Oyunun temel amacı, küçük yaştaki
öğrencilerin 6 farklı ülkenin kültürel yapısını kavrayışına yardımcı
olmak. Bu anlamda kültürel saygı kavramını tartışmak için hazırlanmış
bir oyun uygulaması aslında. Ancak oyun dijital bir oyun değil, bizzat
çocuklar tarafından fiili olarak oynanacak şekilde ve basitlikte
hazırlandı. 6 çocuktan ilki bir zar atar, gelen sayıya göre yerdeki
Avrupa halısının üzerindeki rotaya uygun bir şekilde farklı bir ülkeye
gider. İkinci, üçüncü ve dördüncü zarı atan çocuklar o ülkeye ait bir
özelik (o ülkenin çocuk şarkısı, oyunu, yemek kültürü, selamlaşma biçimi
vs.) hakkındaki sorulara (flashcard’lara yer alan sorulara) yanıt
verirler. Beşinci zarı atan çocuk “kültürlere saygı” konusundaki soruya
cevap verir. Son çocuk da o ülkeye ait ekolojik bir özeliği hakkındaki
soruyu yanıtlar. Tüm aşamalar sonrasında eğer gruplar soruları doğru
yanıtlamışsa sembolik pasaport kâğıtlarına vize alarak o ülkeye giriş
hakkı kazanırlar. Çocuğun sembolik düzlemde ülkeye girişi, o ülkeye ait
bir çocuk şarkısı veya dansı veya oyununu öğrenmesiyle son bulur. Oyunun
tüm aşamaları küçük yaştaki öğrencilere yönelik hareket, şarkı ve drama
rontları ile süslenerek eğlenceli hale getirilmeye çalışıldı. Sorulara
verilen yanıtlar dramatik eylemler üzerinden olmak zorundaydı.
Çocukların günümüz dünyasında dijital oyunlardan aldığı hazzı, reel
oyunlara da taşımak gerektiğini düşünenlerdenim.

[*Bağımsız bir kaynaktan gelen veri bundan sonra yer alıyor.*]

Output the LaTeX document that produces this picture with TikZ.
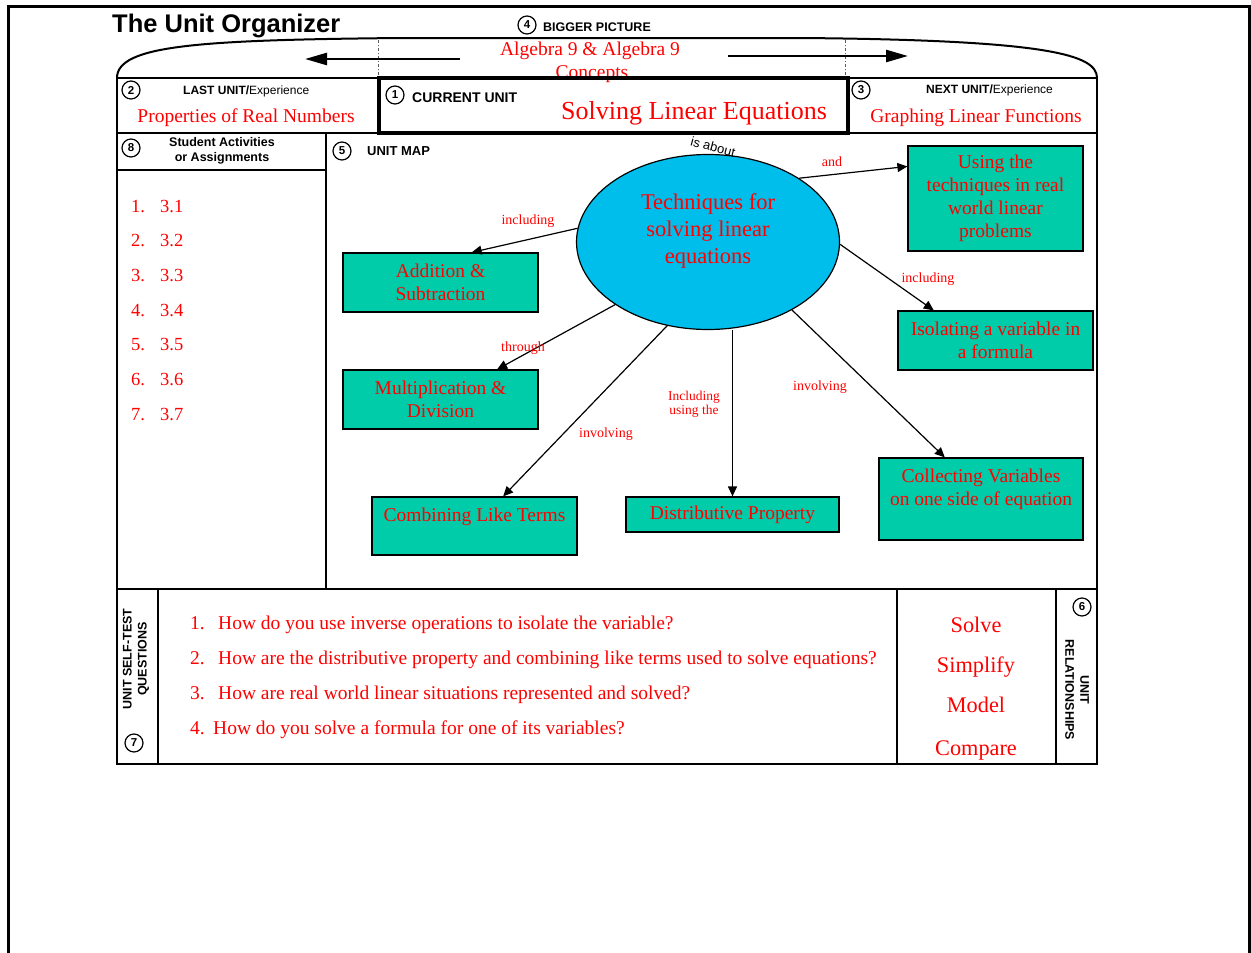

Birçok çocuk açısından
modası geçmiş ve didaktik çocuk oyunları oynamak bir anlam ifade
etmiyor, bu yüzden de eğitimcilerin oyunları nasıl eğlenceli ve dinamik
bir hale getireceğini düşünmesi gerekiyor bana kalırsa. Proje ekibimizin
bu enerjisi Avrupalı meslektaşlarımızı etkiledi ki bu yüzden onlar da
oyunu uygulamak ve denemek istediler. Bir tür pilot çalışma yapıldı bu
anlamda. Proje henüz tamamlanmadı, farklı katkılarla çocuklar ve
öğretmenler açısından kültürlere saygı temelinde güzel bir çalışma
yapılmış oldu.
Farklılıklara saygıya ve demokratik
kültürel çeşitliliğe en çok ihtiyaç duyduğumuz son günlerde, tarihin
insan hayatına ve insanlık değerlerine en çok yatırım yapanları
unutmaması dileklerimle yazımı bitirmek istiyorum.